Want to be successful at breastfeeding? Bring formula to the hospital.

Baby milk bottle on a green sheet

Yesterday I wrote about the ways in which the Baby Friendly Hospital Initiative (BFHI) is hurting babies (Help me stop the Baby Friendly Hospital Initiative before more mothers and babies are harmed). It appears that the incidence of severe dehydration, sometimes accompanied by permanent brain damage, is rising as well as the incidence of skull fractures of babies who fall from their mothers’ hospital beds, and infants being accidentally smothered by their mothers who fall asleep while feeding or cuddling them.

I advocated for ending the BFHI on the twin grounds that it is not friendly to babies and it doesn’t work to promote breastfeeding. The BFHI is going to be around for the near future, though. How can mothers protect their babies and themselves from the misguided totalitarian rules of the BFHI that muzzle nurses preventing them from telling you about the options for feeding your baby?

Women who have easy access to formula supplementation in the first few days are MORE likely to breastfeed successfully.

If you want to be successful at breastfeeding, I recommend bringing formula to the hospital.

I recommend it for both practical reasons and philosophical reasons.

The practical reasons include:

  • We KNOW that many women won’t have their milk come in for more than two days after birth, but babies may get hungry before then.
  • We KNOW that 5-15% don’t make enough breastmilk to fully nourish and infant.
  • We KNOW, as even Dr. Alison Stuebe of the Academy of Breastfeeding Medicine acknowledges, that as many as 44% of babies will need formula supplementation in the early days.
  • We KNOW that judicious formula supplmentation INCREASES rates of successful breastfeeding.

In other words, women who have easy access to formula supplementation in the first few days are MORE likely to breastfeed successfully, not less.
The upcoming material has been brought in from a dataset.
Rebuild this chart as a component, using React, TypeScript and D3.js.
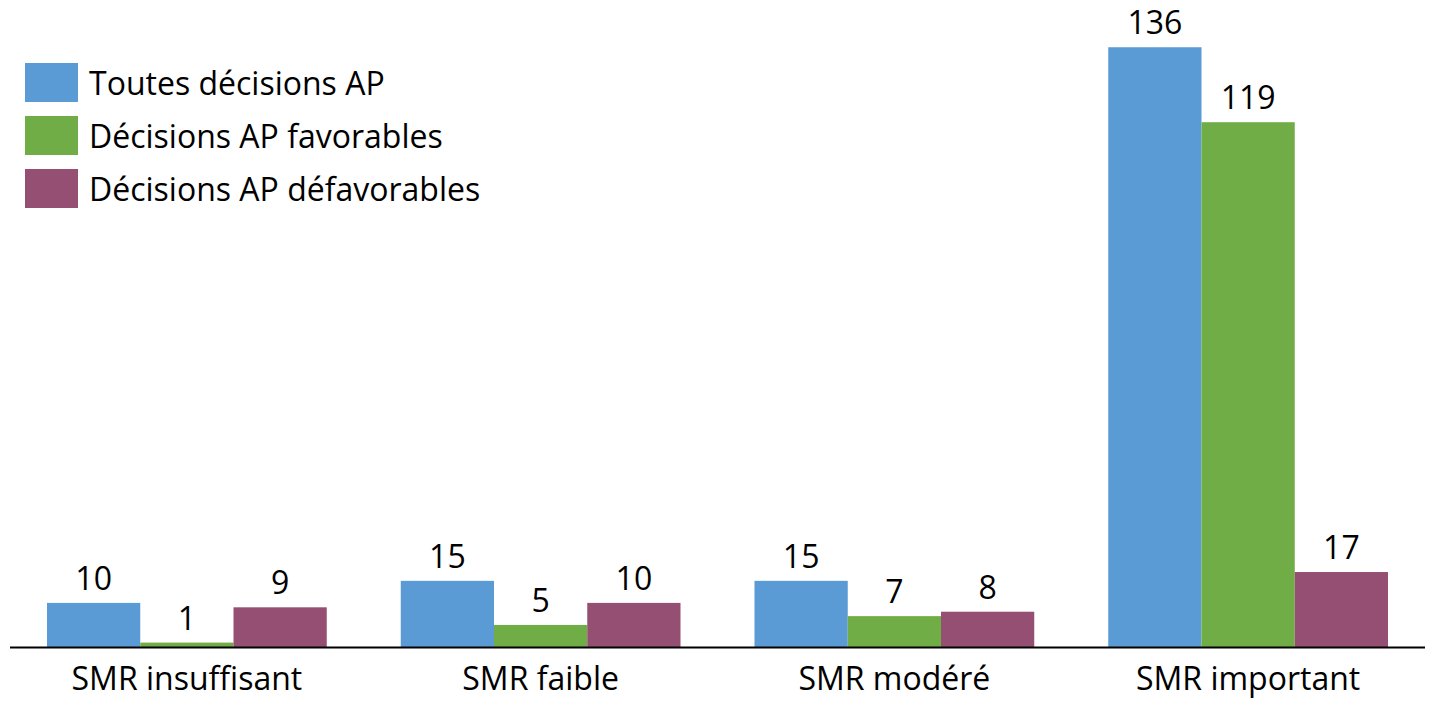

The BFHI explicitly ignores this.

Why?

In my view it’s because the BFHI is designed to be both humiliating and punitive.

  • The BFHI mandates refusing to offer supplementation to hungry babies.
  • It forces mothers to beg for formula and subject themselves to lectures on the benefits of breastfeeding (as if they are idiots and aren’t already aware).
  • It muzzles postpartum nurses from appropriately counseling women about the risks of dehydration and the benefits of supplementation.
  • It prohibits soothing hungry infants with pacifiers even though there is no evidence that pacifiers interfere with breastfeeding and a growing body of evidence that they reduce the risks of SIDS (sudden infant death syndrome).
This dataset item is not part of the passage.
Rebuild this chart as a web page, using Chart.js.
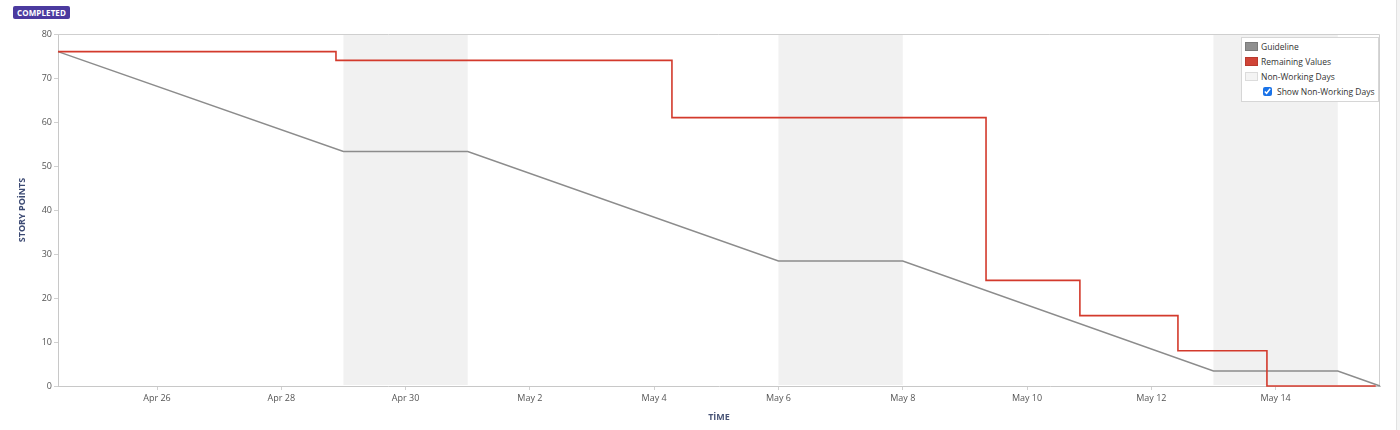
<!DOCTYPE html>
<html>
<head>
<meta charset="utf-8">
<script src="https://cdn.jsdelivr.net/npm/chart.js@4.4.0/dist/chart.umd.min.js"></script>
<style>
  body { margin: 0; background: #fff; font-family: "Open Sans", sans-serif; }
  #wrap { position: relative; width: 1400px; height: 430px; overflow: hidden; }
  #wrap canvas { position: absolute; left: 0; top: 0; }
  .badge { position: absolute; left: 13px; top: 6px; height: 13px; line-height: 13px; padding: 0 4px;
           background: #4b3a9f; color: #fff; font-weight: bold; font-size: 8px; border-radius: 2px; letter-spacing: 0.1px; }
  .legend { position: absolute; left: 1241px; top: 37px; width: 136px; height: 63px; border: 1px solid #d6d6d6;
            background: #fff; font-size: 8.5px; color: #333; }
  .legend .row { position: absolute; left: 3px; height: 12px; line-height: 12px; white-space: nowrap; }
  .legend .sw { display: inline-block; width: 13px; height: 9px; vertical-align: -1px; margin-right: 3px; box-sizing: border-box; }
  .legend input { width: 9px; height: 9px; margin: 0 5px 0 18px; vertical-align: -1px; accent-color: #1a73e8; }
  .gutter { position: absolute; left: 1396px; top: 0; width: 4px; height: 430px; background: #f4f4f4; border-left: 1px solid #e2e2e2; }
</style>
</head>
<body>
<div id="wrap">
  <canvas id="burndown" width="1400" height="430"></canvas>
  <div class="badge">COMPLETED</div>
  <div class="legend">
    <div class="row" style="top:3px"><span class="sw" style="background:#8f8f8f;border:1px solid #7a7a7a"></span>Guideline</div>
    <div class="row" style="top:18px"><span class="sw" style="background:#d04437;border:1px solid #b93a2e"></span>Remaining Values</div>
    <div class="row" style="top:33px"><span class="sw" style="background:#f4f4f4;border:1px solid #dcdcdc"></span>Non-Working Days</div>
    <label class="row" style="top:48px"><input type="checkbox" id="showNwd" checked>Show Non-Working Days</label>
  </div>
  <div class="gutter"></div>
</div>
<script>
// datas do sprint
const rangeStart = '2023-04-24T09:46';
const rangeEnd = '2023-05-15T16:19';

const tickDates = ['2023-04-26T00:00', '2023-04-28T00:00', '2023-04-30T00:00', '2023-05-02T00:00', '2023-05-04T00:00',
                   '2023-05-06T00:00', '2023-05-08T00:00', '2023-05-10T00:00', '2023-05-12T00:00', '2023-05-14T00:00'];
const tickLabels = ['Apr 26', 'Apr 28', 'Apr 30', 'May 2', 'May 4', 'May 6', 'May 8', 'May 10', 'May 12', 'May 14'];

const guideTimes = ['2023-04-24T09:46', '2023-04-29T00:00', '2023-05-01T00:00', '2023-05-06T00:00',
                    '2023-05-08T00:00', '2023-05-13T00:00', '2023-05-15T00:00', '2023-05-15T16:19'];
const guideValues = [76, 53.3, 53.3, 28.4, 28.4, 3.4, 3.4, 0];

const remainingTimes = ['2023-04-24T09:46', '2023-04-28T21:07', '2023-05-04T06:52', '2023-05-09T08:10',
                        '2023-05-10T20:25', '2023-05-12T10:17', '2023-05-13T20:39', '2023-05-15T14:40'];
const remainingValues = [76, 74, 61, 24, 16, 8, 0, 0];

const nonWorkStart = ['2023-04-29T00:00', '2023-05-06T00:00', '2023-05-13T00:00'];
const nonWorkEnd = ['2023-05-01T00:00', '2023-05-08T00:00', '2023-05-15T00:00'];

const base = Date.parse('2023-04-24T00:00Z');
const toDay = s => (Date.parse(s + 'Z') - base) / 864e5;
const pts = (ts, vs) => ts.map((t, i) => ({ x: toDay(t), y: vs[i] }));

const fontTick = { family: '"Open Sans", sans-serif', size: 9 };
const fontTitle = { family: '"Open Sans", sans-serif', size: 9, weight: 'bold' };

const nonWorkingPlugin = {
  id: 'nonWorking',
  beforeDatasetsDraw(chart) {
    const { ctx, chartArea: a, scales: { x } } = chart;
    ctx.save();
    if (document.getElementById('showNwd').checked) {
      ctx.fillStyle = '#f1f1f1';
      nonWorkStart.forEach((s, i) => {
        const x1 = x.getPixelForValue(toDay(s));
        const x2 = x.getPixelForValue(toDay(nonWorkEnd[i]));
        ctx.fillRect(x1, a.top + 1, x2 - x1, a.bottom - a.top - 2);
      });
    }
    // moldura de cima e da direita
    ctx.strokeStyle = '#cfcfcf';
    ctx.lineWidth = 1;
    ctx.beginPath();
    ctx.moveTo(a.left, a.top + 0.5);
    ctx.lineTo(a.right - 0.5, a.top + 0.5);
    ctx.lineTo(a.right - 0.5, a.bottom);
    ctx.stroke();
    ctx.restore();
  }
};

const grafico = new Chart(document.getElementById('burndown'), {
  type: 'line',
  data: {
    datasets: [
      {
        label: 'Remaining Values',
        data: pts(remainingTimes, remainingValues),
        borderColor: '#d33a2c',
        borderWidth: 1.6,
        stepped: true,
        pointRadius: 0,
        clip: false,
        fill: false
      },
      {
        label: 'Guideline',
        data: pts(guideTimes, guideValues),
        borderColor: '#8c8c8c',
        borderWidth: 1.5,
        tension: 0,
        pointRadius: 0,
        clip: false,
        fill: false
      }
    ]
  },
  options: {
    responsive: false,
    animation: false,
    layout: { padding: { left: 0, top: 34, right: 20, bottom: 0 } },
    plugins: {
      legend: { display: false },
      tooltip: { enabled: false }
    },
    scales: {
      x: {
        type: 'linear',
        min: toDay(rangeStart),
        max: toDay(rangeEnd),
        afterBuildTicks: scale => { scale.ticks = tickDates.map(d => ({ value: toDay(d) })); },
        afterFit: scale => { scale.height = 44; },
        ticks: {
          autoSkip: false,
          maxRotation: 0,
          padding: 3,
          color: '#555',
          font: fontTick,
          callback: (v, i) => tickLabels[i]
        },
        grid: { drawOnChartArea: false, tickLength: 4, color: '#d0d0d0' },
        border: { color: '#c8c8c8' },
        title: { display: true, text: 'TİME', color: '#4a5577', font: fontTitle, padding: { top: 0, bottom: 7 } }
      },
      y: {
        min: 0,
        max: 80,
        afterFit: scale => { scale.width = 58; },
        ticks: { stepSize: 10, padding: 2, color: '#555', font: fontTick },
        grid: { drawOnChartArea: false, tickLength: 4, color: '#d0d0d0' },
        border: { color: '#c8c8c8' },
        title: { display: true, text: 'STORY POİNTS', color: '#3c4a73', font: fontTitle, padding: { top: 17, bottom: 0 } }
      }
    }
  },
  plugins: [nonWorkingPlugin]
});

document.getElementById('showNwd').addEventListener('change', () => grafico.update());
</script>
</body>
</html>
Why is it designed to be humiliating and punitive?

Because the proponents of the BFHI cling to the beloved fiction that women don’t breastfeed or stop breastfeeding because they are too stupid and gullible to resists the marketing of formula manufacturers when the truth is quite different. The truth is that women don’t breastfeed because initiating breastfeeding can be frustrating for both mother and babies, and painful. They stop breastfeeding because continuing may be frustrating, painful,  inconvenient and may fail to provide the baby with enough nutrition.

The BHFI folks fear that if mothers see how easy, convenient and satisfying formula is, women will be seduced into using it instead of breastfeeding. So they prattle on about how easy and convenient breastfeeding is when it’s neither. They babble that breastmilk is the perfect food when it isn’t perfect if there is not enough of it. And, of course, they grossly exaggerate the benefits of breastfeeding when the truth is that in countries with clean water the benefits are limited to a few less ear infections and episodes of diarrheal illness across the entire population of babies in the first year.

Women are not selfish fools who must be forced into breastfeeding. Most women want to breastfeed and will make strenuous efforts to do so.

If you are one of those women I recommend that you take both formula and pacifiers to the hospital. Your baby will probably never need the formula, but knowing you have it will be reassuring. If your baby screams incessantly from hunger, you can offer a little formula to settle her and allow her (and you) to get some sleep. Pacifiers can also help in bridging the gap between your baby feeling distressed and your milk coming in.

The practical reason for bringing formula and pacifiers is that they can promote successful breastfeeding, but there’s a philosophical reason, too:

Having easy access to formula and pacifiers puts mothers, not lactation professionals, in charge of both babies and their own bodies. It eliminates the ability of hospital personnel to pressure and humiliate women into fulfilling the hospital agenda and leaves personal decisions to the person actually affected by them, the mother.

Lactation professionals and all healthcare providers should never forget:

HER baby, HER body, HER breasts, HER choice!

If you want to control your own body AND ensure a successful breastfeeding relationship, take formula to the hospital. You probably won’t need it, but if you do, you’ll be very glad you brought it.